La prématurité demeure l’une des causes les plus fréquentes de
décès néonatals et de complications à court et long terme. Au cours
de ces dernières années, la prescription de corticoïdes avant la
naissance puis de surfactant a considérablement amélioré le
pronostic des prématurés.
Cependant, le risque de complications respiratoires,
sensorielles, neurologiques, développementales, et même
psychiatriques, augmente de façon notable aux âges gestationnels
les plus courts. Une étude américaine sur les enfants d’âge
préscolaire a montré que ceux nés à 23-24 semaines avaient en
moyenne un quotient intellectuel de 89,1 contre 102,5 pour ceux nés
à 25-26 semaines. Une publication française a montré que la
proportion d’enfants sans morbidité néonatale sévère à la sortie de
néonatologie était de 34 % dans le groupe des enfants nés à 24-26
semaines de gestation, de 81 % dans celui des enfants nés à 27-31
semaines versus 97 % à 32-34 semaines.
Dans cette étude australienne rétrospective à long terme menée
dans la province d’Australie occidentale, les chercheurs de Perth
ont croisé les données des enfants nés entre 1983 et 2010, sur
l’âge gestationnel, les déficits intellectuels, l’autisme, les
infirmités d’origine cérébrale, les paramètres de naissance, les
décès et les données sociodémographiques. Le terme handicap a réuni
les déficits intellectuels, l’autisme et l’infirmité d’origine
cérébrale. La méthode de Kaplan-Meier a été utilisée pour estimer
par âge gestationnel la probabilité de survie sans handicap jusqu’à
25 ans.
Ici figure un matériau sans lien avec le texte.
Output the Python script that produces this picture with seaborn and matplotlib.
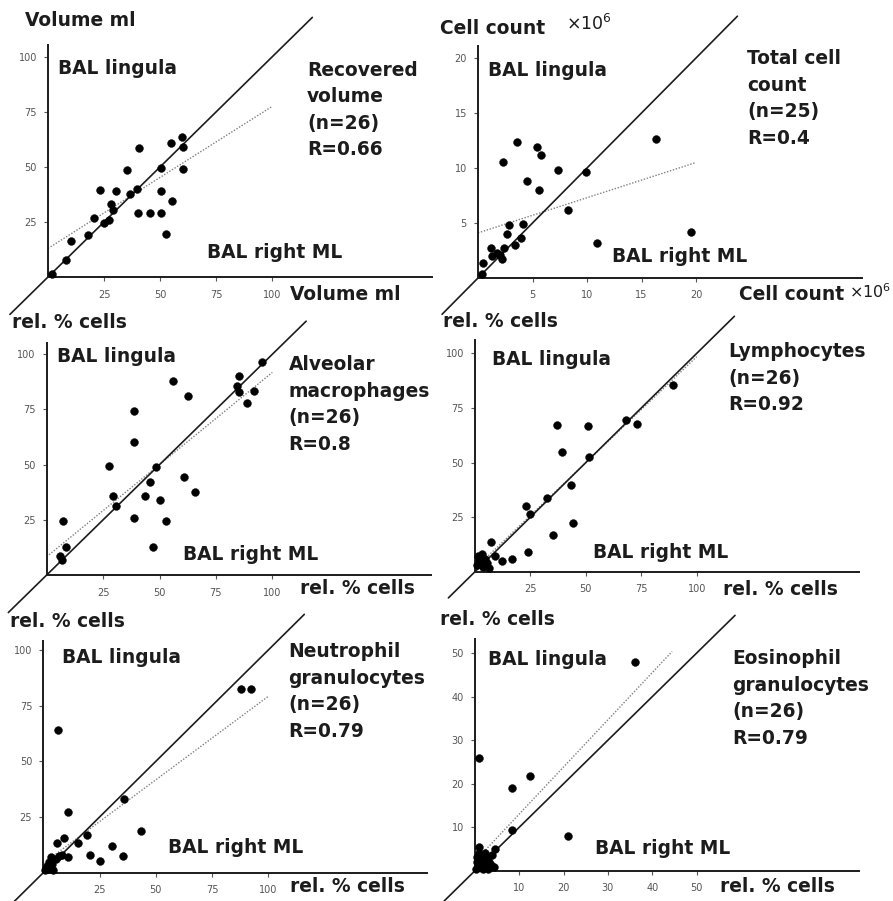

Au total, 720 901 naissances vivantes ont été enregistrées
sur la période d’étude ; 12 083 enfants ont eu un diagnostic de
handicap et 5 662 sont décédés sans aucun diagnostic de handicap.
La probabilité à 25 ans de vivre sans handicap était de 4,1 % après
une naissance à 22 semaines de gestation, de 19,7 % à 23 semaines,
de 42,4 % à 24 semaines, de 53 % à 25 semaines, de 78,3 % à 28
semaines contre 97,2 % pour les enfants nés à 39-41 semaines.
Pour les enfants nés avant 32 semaines, la probabilité de
survie sans handicap à 5 ans s’est améliorée avec le temps de 71 %
en 1980-89 à 79 % en 1990-99 et 82 % en 2000-2010 (p < 0,01).
Une disparité substantielle a été enregistrée aussi avant 32
semaines selon le sexe (plus faible pour les garçons, p < 0,01),
l’ethnie (plus basse pour les aborigènes, p < 0,01), le lieu
éloigné de résidence (p < 0,01), l’âge maternel (plus faible en
cas de mère jeune, p < 0,01), le milieu socioéconomique (p <
0,01).
La probabilité de survie sans handicap à 5 ans, quel que soit
l’âge gestationnel, varie beaucoup selon l’ethnie et les autres
facteurs de risque : de 4,9 % pour les arborigènes et 10,4 % pour
les caucasiens nés à 24-27 semaines considérés comme à haut risque
(Apgar bas, sexe masculin, faible statut socioéconomique, lieu de
résidence éloigné) versus respectivement 91,2 % et 93,3 % en cas de
faible risque (Apgar élevé, sexe féminin, statut socioéconomique
élevé, résidence dans une grande ville).